O.K., so how could I possibly come up with a recipe in tribute to these two icons? Well, I’m not sure exactly how it fits, but I think something homey and simple that could have come from Aunt Bee's oven, or could be served with coffee while kvetching to your girlfriends about men, relationships, romance and life. So here you go — my mom’s "Generic" Fruit Buckle! A stretch as far as relevancy perhaps, but it’s also a very tasty cake.
‘Generic’ Fruit Buckle
This cake works equally well on the breakfast table or served with a little whipped cream or ice cream on the side for dessert any time. The fruit is up to you — hence mom's GENERIC buckle. I use whatever is ripe and available, and have had it with blueberries or peaches in the summer, apples or pears in the fall, and even frozen berries in the winter.
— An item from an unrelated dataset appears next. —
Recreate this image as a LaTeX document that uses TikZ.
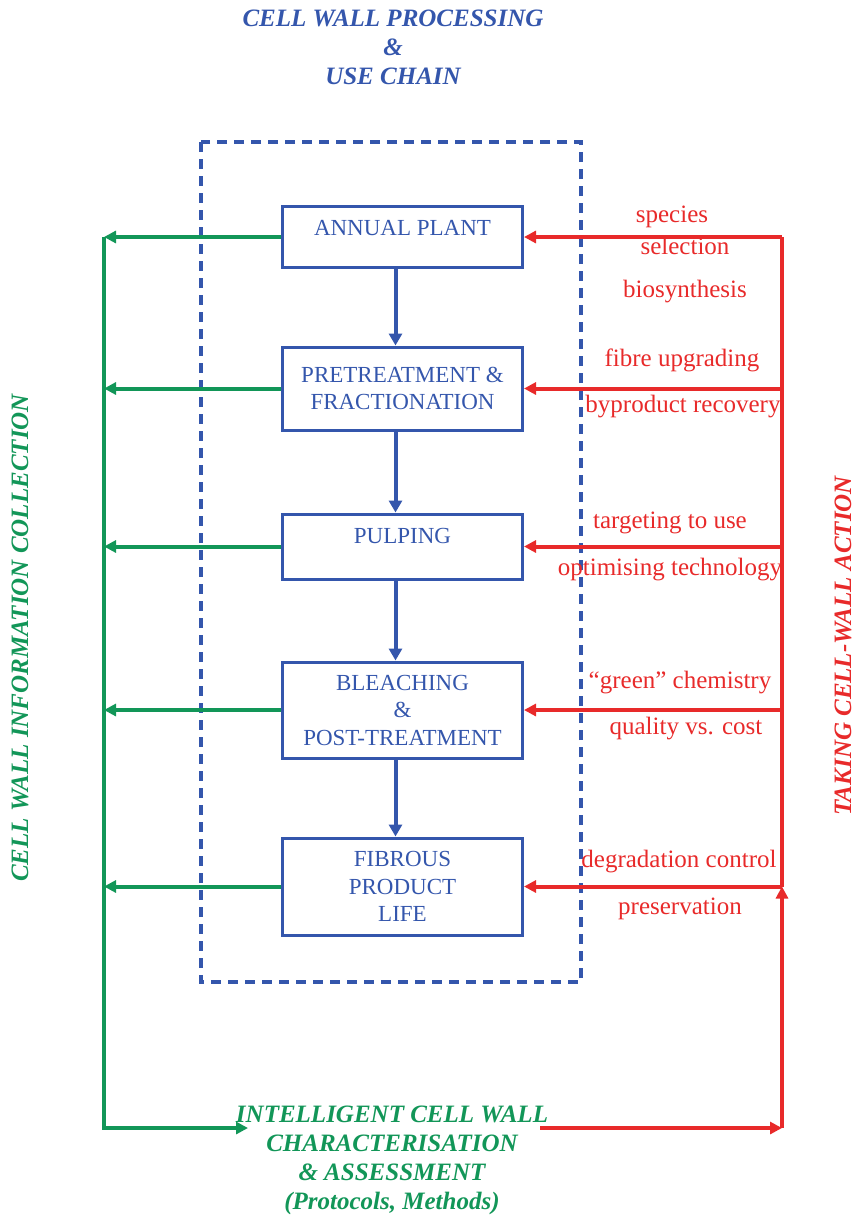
\documentclass[tikz,border=0pt]{standalone}
\usepackage{fontspec}
\setmainfont{Liberation Serif}
\usetikzlibrary{arrows.meta}
\definecolor{chainblue}{RGB}{52,86,172}
\definecolor{infogreen}{RGB}{18,150,88}
\definecolor{actred}{RGB}{232,42,42}
\begin{document}
\begin{tikzpicture}[x=0.5pt,y=-0.5pt,
    stage/.style={rectangle,draw=chainblue,line width=1.5pt,text=chainblue,minimum width=120pt,
        inner sep=0pt,align=center,font=\fontsize{11.5}{13.75}\selectfont},
    heading/.style={align=center,font=\fontsize{12.5}{14.5}\selectfont\bfseries\itshape},
    note/.style={text=actred,inner sep=0pt,font=\fontsize{12.5}{15}\selectfont},
    tip/.style={-{Triangle[length=6pt,width=6pt]}},
    flow/.style={draw=chainblue,line width=2pt,-{Triangle[length=6pt,width=6.5pt]}},
    info/.style={draw=infogreen,line width=2pt},
    act/.style={draw=actred,line width=2pt}]
        \useasboundingbox (0,0) rectangle (856,1217);
        \node[heading,text=chainblue] (head) at (393,47) {CELL WALL PROCESSING\\\&\\USE CHAIN};
        \draw[chainblue,line width=1.6pt,dash pattern=on 5pt off 3.5pt] (201,142) rectangle (581,982);
        \node[stage,minimum height=30.5pt,text depth=9.5pt] (plant) at (402.5,237) {ANNUAL PLANT};
        \node[stage,minimum height=41.5pt] (pretreat) at (402.5,388.5) {PRETREATMENT \&\\FRACTIONATION};
        \node[stage,minimum height=32.5pt,text depth=11pt] (pulping) at (402.5,546.5) {PULPING};
        \node[stage,minimum height=48pt] (bleach) at (402.5,710) {BLEACHING\\\&\\POST-TREATMENT};
        \node[stage,minimum height=48.5pt] (life) at (402.5,886.5) {FIBROUS\\PRODUCT\\LIFE};
        \foreach \a/\b in {plant/pretreat,pretreat/pulping,pulping/bleach,bleach/life}
            \draw[flow] ([xshift=-3.5pt]\a.south) -- ([xshift=-3.5pt]\b.north);
        % information side
        \coordinate (gbot) at (104,1128);\coordinate (gend) at (248,1128);
        \foreach \s in {plant,pretreat,pulping,bleach,life}
            \draw[info,tip] (\s.west) -- (\s.west -| gbot);
        \draw[info,tip] (plant.west -| gbot) -- (gbot) -- (gend);
        \node[heading,text=infogreen,rotate=90] (collect) at (20,638) {CELL WALL INFORMATION COLLECTION};
        \node[heading,text=infogreen] (intel) at (392,1160) {INTELLIGENT CELL WALL\\CHARACTERISATION\\\& ASSESSMENT\\(Protocols, Methods)};
        % action side
        \coordinate (rstart) at (540,1128);\coordinate (rbot) at (782,1128);
        \foreach \s in {plant,pretreat,pulping,bleach,life}
            \draw[act,tip] (\s.east -| rbot) -- (\s.east);
        \draw[act] (life.east -| rbot) -- (plant.east -| rbot);
        \draw[act,tip] (rstart) -- (rbot);
        \draw[act,tip] (rbot) -- (life.east -| rbot);
        \node[heading,text=actred,rotate=90] (action) at (843,646) {TAKING CELL-WALL ACTION};
        \node[note] (species) at (672,217) {species};
        \node[note] (select) at (685,246) {selection};
        \node[note] (biosyn) at (685,292) {biosynthesis};
        \node[note] (upgrade) at (682,360) {fibre upgrading};
        \node[note] (byprod) at (683,407) {byproduct recovery};
        \node[note] (target) at (670,523) {targeting to use};
        \node[note] (optim) at (670,570) {optimising technology};
        \node[note] (green) at (680,683) {``green'' chemistry};
        \node[note] (quality) at (686,729) {quality vs. cost};
        \node[note] (degrade) at (679,862) {degradation control};
        \node[note] (preserve) at (680,909) {preservation};
    \end{tikzpicture}
\end{document}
This time around I decided I’d give fresh sweet cherries a try, and added in some chopped pecans to the crumb.
For the cake:
4 TBSP butter, room temperature
3/4 cup sugar
2 cups flour, sifted
2 tsps baking powder
1/2 tsp salt
1/2 cup milk
2 cups sweet cherries, pitted and halved
2 tsp lemon zest
1/2 tsp almond extract
For the crumb:
4 TBSP cold butter, cut into ¼ inch pieces
1/2 cup sugar
1/3 cup flour
1/2 tsp cinnamon
A pinch salt
1/3 cup chopped pecans
Preheat oven to 375°F. Butter and flour a 10” spring form with center tube, (or a spring form with an empty can in the middle to make the “tube”.) You could also use a 9”x9”x2” square pan, or 9” round pan.
Cream the butter and sugar together until fluffy. Add egg and almond extract and beat well. Sift flour, baking powder and salt together in a separate bowl. Add the zest to the dry ingredients and mix well.
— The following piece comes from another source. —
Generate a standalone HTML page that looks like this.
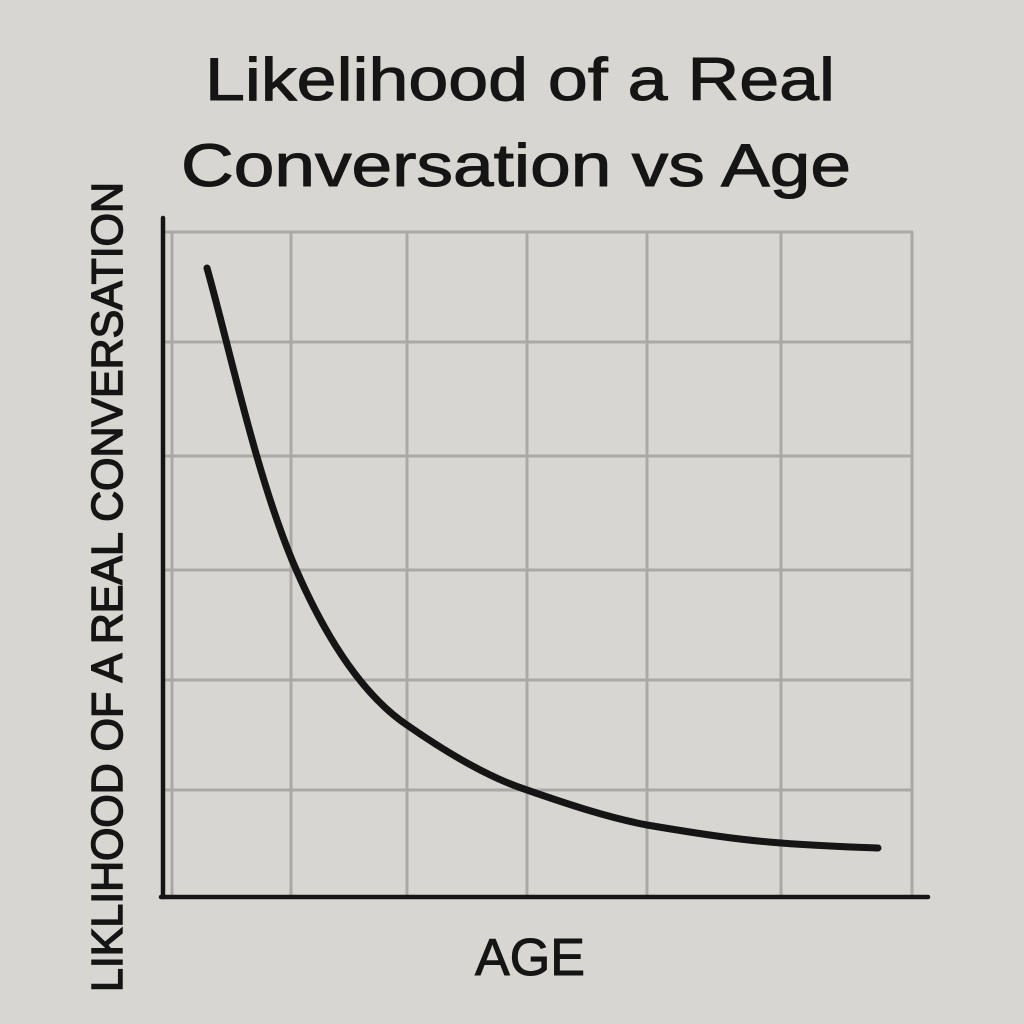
<!DOCTYPE html>
<html><head><meta charset="utf-8"><style>
html,body{margin:0;padding:0;background:#d8d6d1;}
svg{display:block;}
</style></head><body>
<svg width="1024" height="1024" viewBox="0 0 1024 1024" xmlns="http://www.w3.org/2000/svg">
<rect width="1024" height="1024" fill="#d8d6d1"/>
<g font-family="Liberation Sans, DejaVu Sans, sans-serif" fill="#151515" stroke="#151515" stroke-width="1">
<text x="520" y="100" font-size="60" text-anchor="middle" textLength="630" lengthAdjust="spacingAndGlyphs">Likelihood of a Real</text>
<text x="516" y="186" font-size="60" text-anchor="middle" textLength="670" lengthAdjust="spacingAndGlyphs">Conversation vs Age</text>
<text x="530" y="975" font-size="52" text-anchor="middle" textLength="110" lengthAdjust="spacingAndGlyphs">AGE</text>
<text transform="translate(122,587) rotate(-90)" font-size="44" text-anchor="middle" textLength="810" lengthAdjust="spacingAndGlyphs" stroke-width="1.5">LIKLIHOOD OF A REAL CONVERSATION</text>
</g>
<g stroke="#aaa9a5" stroke-width="3" fill="none">
<line x1="172" y1="232" x2="172" y2="895"/>
<line x1="291" y1="232" x2="291" y2="895"/>
<line x1="407" y1="232" x2="407" y2="895"/>
<line x1="527" y1="232" x2="527" y2="895"/>
<line x1="647" y1="232" x2="647" y2="895"/>
<line x1="781" y1="232" x2="781" y2="895"/>
<line x1="912" y1="232" x2="912" y2="895"/>
<line x1="165" y1="232" x2="913" y2="232"/>
<line x1="165" y1="342" x2="913" y2="342"/>
<line x1="165" y1="456" x2="913" y2="456"/>
<line x1="165" y1="570" x2="913" y2="570"/>
<line x1="165" y1="680" x2="913" y2="680"/>
<line x1="165" y1="790" x2="913" y2="790"/>
</g>
<g stroke="#151515" stroke-width="4.5" fill="none" stroke-linecap="round">
<line x1="163" y1="218" x2="163" y2="897"/>
<line x1="161" y1="897" x2="928" y2="897"/>
</g>
<path d="M207,268 C230,350 255,470 292,560 C330,650 370,700 407,725 C450,755 490,778 527,790 C570,805 610,818 647,825 C700,834 740,840 781,843 C820,846 850,847 878,848" stroke="#151515" stroke-width="7" fill="none" stroke-linecap="round"/>
</svg>
</body></html>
Add the dry ingredients and milk to batter, alternating dry and wet, beginning and ending with dry. Fold in the fruit, transfer batter to prepared pan and spread evenly.
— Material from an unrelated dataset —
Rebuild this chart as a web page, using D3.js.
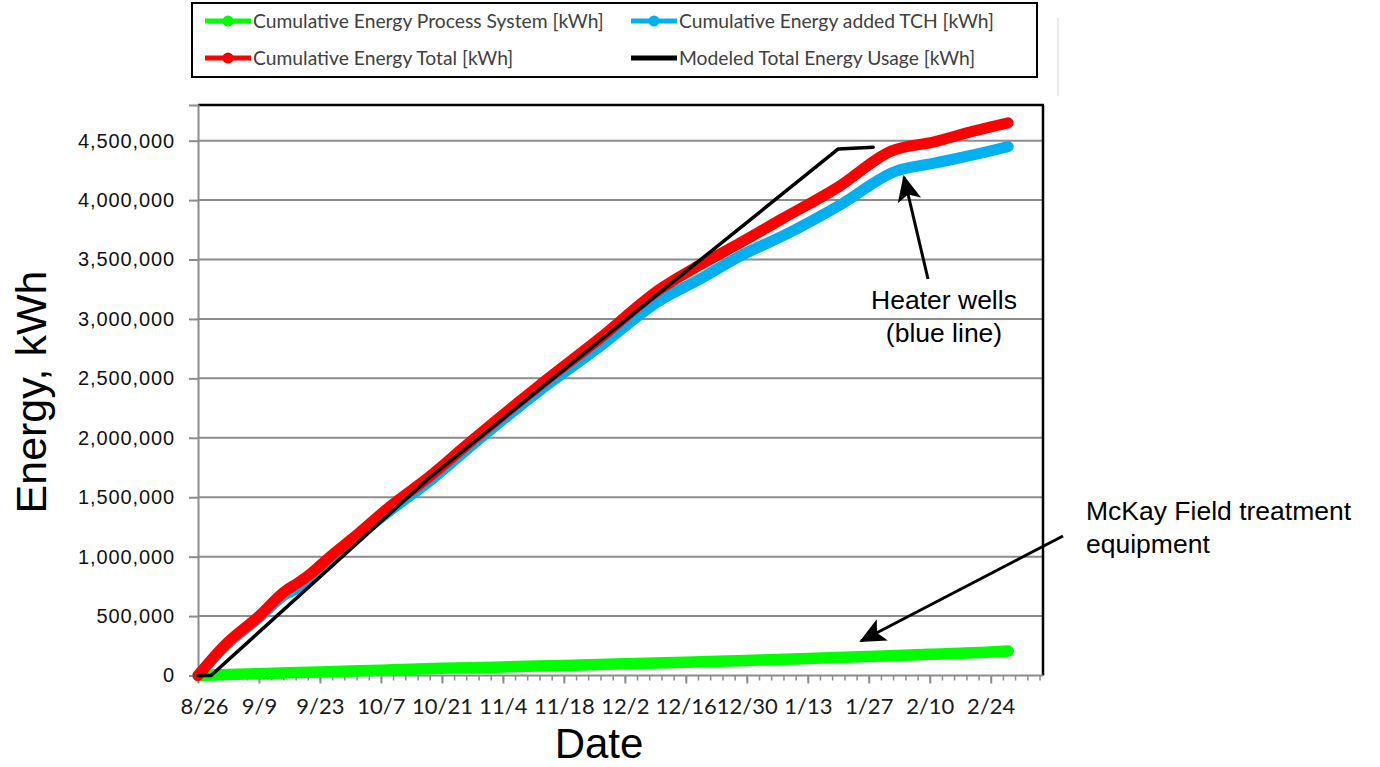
<!DOCTYPE html>
<html>
<head>
<meta charset="utf-8">
<script src="https://cdn.jsdelivr.net/npm/d3@7"></script>
<style>
  body { margin: 0; background: #fff; }
  svg { display: block; }
</style>
</head>
<body>
<svg id="chart" width="1380" height="767"></svg>
<script>
// ---- data (kWh, cumulative) ----
const seriesNames = [
  "Cumulative Energy Process System [kWh]",
  "Cumulative Energy added TCH [kWh]",
  "Cumulative Energy Total [kWh]",
  "Modeled Total Energy Usage [kWh]"
];
const seriesColors = ["#00ff00", "#00b0f0", "#ff0000", "#000000"];

const processDates = ["2014-08-26","2014-09-09","2014-09-23","2014-10-07","2014-10-21","2014-11-04","2014-11-18",
  "2014-12-02","2014-12-16","2014-12-30","2015-01-13","2015-01-27","2015-02-10","2015-02-24","2015-02-28"];
const processKWh = [0, 15000, 30000, 45000, 60000, 72000, 85000, 98000, 112000, 127000, 143000, 160000, 178000, 198000, 206000];

const tchDates = ["2014-08-26","2014-09-01","2014-09-09","2014-09-15","2014-09-18","2014-09-21","2014-09-25","2014-10-02",
  "2014-10-09","2014-10-18","2014-10-27","2014-11-12","2014-11-26","2014-12-10","2014-12-19","2014-12-28","2015-01-09",
  "2015-01-20","2015-02-02","2015-02-11","2015-02-20","2015-02-28"];
const tchKWh = [0, 240000, 485000, 680000, 735000, 815000, 955000, 1180000, 1385000, 1630000, 1910000, 2385000, 2760000,
  3155000, 3330000, 3520000, 3730000, 3950000, 4240000, 4310000, 4380000, 4450000];

const totalDates = ["2014-08-26","2014-09-01","2014-09-09","2014-09-15","2014-09-18","2014-09-21","2014-09-25","2014-10-02",
  "2014-10-09","2014-10-18","2014-10-27","2014-11-12","2014-11-26","2014-12-10","2014-12-19","2014-12-28","2015-01-07",
  "2015-01-20","2015-02-01","2015-02-11","2015-02-20","2015-02-28"];
const totalKWh = [0, 250000, 500000, 710000, 780000, 860000, 990000, 1200000, 1420000, 1670000, 1950000, 2430000, 2830000,
  3250000, 3450000, 3630000, 3840000, 4110000, 4410000, 4490000, 4580000, 4650000];

const modeledDates = ["2014-08-26","2014-08-29","2014-10-18","2015-01-20","2015-01-28"];
const modeledKWh = [0, 0, 1660000, 4430000, 4445000];

const xTickLabels = ["8/26","9/9","9/23","10/7","10/21","11/4","11/18","12/2","12/16","12/30","1/13","1/27","2/10","2/24"];
const yTickValues = [0, 500000, 1000000, 1500000, 2000000, 2500000, 3000000, 3500000, 4000000, 4500000];

// ---- layout ----
const plot = { left: 198, right: 1043, top: 105, bottom: 675.5 };
const svg = d3.select("#chart");
const parse = d3.timeParse("%Y-%m-%d");
const start = parse("2014-08-26");
const end = parse("2015-03-08");

const x = d3.scaleTime().domain([start, end]).range([plot.left, plot.right]);
const y = d3.scaleLinear().domain([0, 4800000]).range([plot.bottom, plot.top]);

// tick label "M/D" -> date in the season (Aug–Dec 2014, Jan–Mar 2015)
const labelDate = s => {
  const [m, d] = s.split("/").map(Number);
  return new Date(m >= 8 ? 2014 : 2015, m - 1, d);
};
const majorDates = xTickLabels.map(labelDate);
const minorDates = d3.range(0, 194, 2.8).map(k => d3.timeHour.offset(start, Math.round(k * 24)));

// ---- gridlines ----
svg.append("g")
  .selectAll("line")
  .data(yTickValues.filter(v => v > 0))
  .join("line")
  .attr("x1", plot.left).attr("x2", plot.right)
  .attr("y1", d => y(d)).attr("y2", d => y(d))
  .attr("stroke", "#8c8c8c").attr("stroke-width", 2);

// plot frame: top and right in black
svg.append("line").attr("x1", plot.left).attr("x2", plot.right + 1)
  .attr("y1", plot.top).attr("y2", plot.top).attr("stroke", "#000").attr("stroke-width", 2.5);
svg.append("line").attr("x1", plot.right).attr("x2", plot.right)
  .attr("y1", plot.top).attr("y2", plot.bottom).attr("stroke", "#000").attr("stroke-width", 2.5);

// ---- y axis ----
const yAxis = svg.append("g")
  .attr("transform", `translate(${plot.left},0)`)
  .call(d3.axisLeft(y).tickValues(yTickValues).tickFormat(d3.format(",")).tickSize(9).tickPadding(14));
yAxis.select(".domain").attr("stroke", "#8c8c8c").attr("stroke-width", 2);
yAxis.selectAll(".tick line").attr("stroke", "#8c8c8c").attr("stroke-width", 2);
yAxis.selectAll(".tick text")
  .attr("font-family", "'Liberation Sans', Arial, sans-serif")
  .attr("font-size", 20).attr("letter-spacing", 0.9).attr("fill", "#111");

// ---- x axis ----
const xMinor = svg.append("g")
  .attr("transform", `translate(0,${plot.bottom})`)
  .call(d3.axisBottom(x).tickValues(minorDates).tickSize(5).tickFormat(""));
xMinor.select(".domain").remove();
xMinor.selectAll(".tick line").attr("stroke", "#8c8c8c").attr("stroke-width", 1.5);

const xAxis = svg.append("g")
  .attr("transform", `translate(0,${plot.bottom})`)
  .call(d3.axisBottom(x).tickValues(majorDates).tickSize(8).tickPadding(15)
    .tickFormat((d, i) => xTickLabels[i]));
xAxis.select(".domain").attr("stroke", "#8c8c8c").attr("stroke-width", 2)
  .attr("d", `M${plot.left},0H${plot.right}`);
xAxis.selectAll(".tick line").attr("stroke", "#8c8c8c").attr("stroke-width", 2);
xAxis.selectAll(".tick text")
  .attr("font-family", "Lato, 'Open Sans', sans-serif")
  .attr("font-size", 22).attr("fill", "#1a1a1a")
  .attr("dx", (d, i) => i === 0 ? 6 : 0);

// ---- axis titles ----
svg.append("text")
  .attr("transform", "translate(46,392) rotate(-90)")
  .attr("text-anchor", "middle")
  .attr("font-family", "'Liberation Sans', Arial, sans-serif")
  .attr("font-size", 43).attr("fill", "#000")
  .text("Energy, kWh");
svg.append("text")
  .attr("x", 599).attr("y", 758)
  .attr("text-anchor", "middle")
  .attr("font-family", "'Liberation Sans', Arial, sans-serif")
  .attr("font-size", 42).attr("fill", "#000")
  .text("Date");

// ---- series lines ----
const toPoints = (dates, vals) => dates.map((d, i) => ({ date: parse(d), value: vals[i] }));
const smooth = d3.line().curve(d3.curveMonotoneX).x(d => x(d.date)).y(d => y(d.value));
const straight = d3.line().x(d => x(d.date)).y(d => y(d.value));

const series = [
  { pts: toPoints(processDates, processKWh), color: seriesColors[0], width: 11.5, gen: smooth },
  { pts: toPoints(tchDates, tchKWh), color: seriesColors[1], width: 11, gen: smooth },
  { pts: toPoints(totalDates, totalKWh), color: seriesColors[2], width: 11, gen: smooth },
  { pts: toPoints(modeledDates, modeledKWh), color: seriesColors[3], width: 3.5, gen: straight }
];

svg.append("g")
  .selectAll("path")
  .data(series)
  .join("path")
  .attr("d", d => d.gen(d.pts))
  .attr("fill", "none")
  .attr("stroke", d => d.color)
  .attr("stroke-width", d => d.width)
  .attr("stroke-linecap", "round")
  .attr("stroke-linejoin", "round");

// ---- legend ----
const legend = svg.append("g");
legend.append("rect")
  .attr("x", 192).attr("y", 3).attr("width", 845).attr("height", 74)
  .attr("fill", "#fff").attr("stroke", "#000").attr("stroke-width", 2);
svg.append("line").attr("x1", 1058).attr("x2", 1058).attr("y1", 18).attr("y2", 96)
  .attr("stroke", "#e2e2e2").attr("stroke-width", 1.5);

const legendPos = [
  { x: 205, y: 21 }, { x: 631, y: 21 }, { x: 205, y: 58 }, { x: 631, y: 58 }
];
const items = legend.selectAll("g.item")
  .data(seriesNames.map((name, i) => ({ name, color: seriesColors[i], pos: legendPos[i], marker: i < 3 })))
  .join("g")
  .attr("class", "item")
  .attr("transform", d => `translate(${d.pos.x},${d.pos.y})`);
items.append("line")
  .attr("x1", 0).attr("x2", 46).attr("y1", 0).attr("y2", 0)
  .attr("stroke", d => d.color).attr("stroke-width", 5);
items.filter(d => d.marker).append("circle")
  .attr("cx", 23).attr("cy", 0).attr("r", 5.5).attr("fill", d => d.color);
items.append("text")
  .attr("x", 48).attr("y", 0).attr("dy", "0.35em")
  .attr("font-family", "Lato, 'Open Sans', sans-serif")
  .attr("font-size", 19.3).attr("fill", "#404040")
  .text(d => d.name);

// ---- annotations ----
const defs = svg.append("defs");
defs.append("marker")
  .attr("id", "head")
  .attr("viewBox", "0 -12 26 24")
  .attr("refX", 24).attr("refY", 0)
  .attr("markerUnits", "userSpaceOnUse")
  .attr("markerWidth", 26).attr("markerHeight", 24)
  .attr("orient", "auto")
  .append("path")
  .attr("d", "M26,0L0,-12L6,0L0,12Z")
  .attr("fill", "#000");

svg.append("line")
  .attr("x1", 928).attr("y1", 279).attr("x2", 904).attr("y2", 177)
  .attr("stroke", "#000").attr("stroke-width", 3).attr("marker-end", "url(#head)");
svg.append("line")
  .attr("x1", 1063).attr("y1", 536).attr("x2", 861).attr("y2", 641)
  .attr("stroke", "#000").attr("stroke-width", 3).attr("marker-end", "url(#head)");

const note = (txt, xx, yy, anchor) => svg.append("text")
  .attr("x", xx).attr("y", yy).attr("text-anchor", anchor)
  .attr("font-family", "'Liberation Sans', Arial, sans-serif")
  .attr("font-size", 26.5).attr("fill", "#000").text(txt);
note("Heater wells", 944, 309, "middle");
note("(blue line)", 944, 342, "middle");
note("McKay Field treatment", 1086, 520, "start");
note("equipment", 1086, 553, "start");
</script>
</body>
</html>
In a separate bowl, mix all the crumb ingredients together except the butter. With a fork or your fingers (fingers work better), mix in the butter to make smallish crumbs. Spread the crumbs evenly across the batter to cover.
Bake for 30-35 minutes or until a tester in the middle comes out clean. Cool on a rack. Best served the day it's made, this cake freezes very well too, so if there actually are any leftovers, wrap them well in cling film and freeze in a freezer bag for up to a month. Calories: about 320-400 per slice.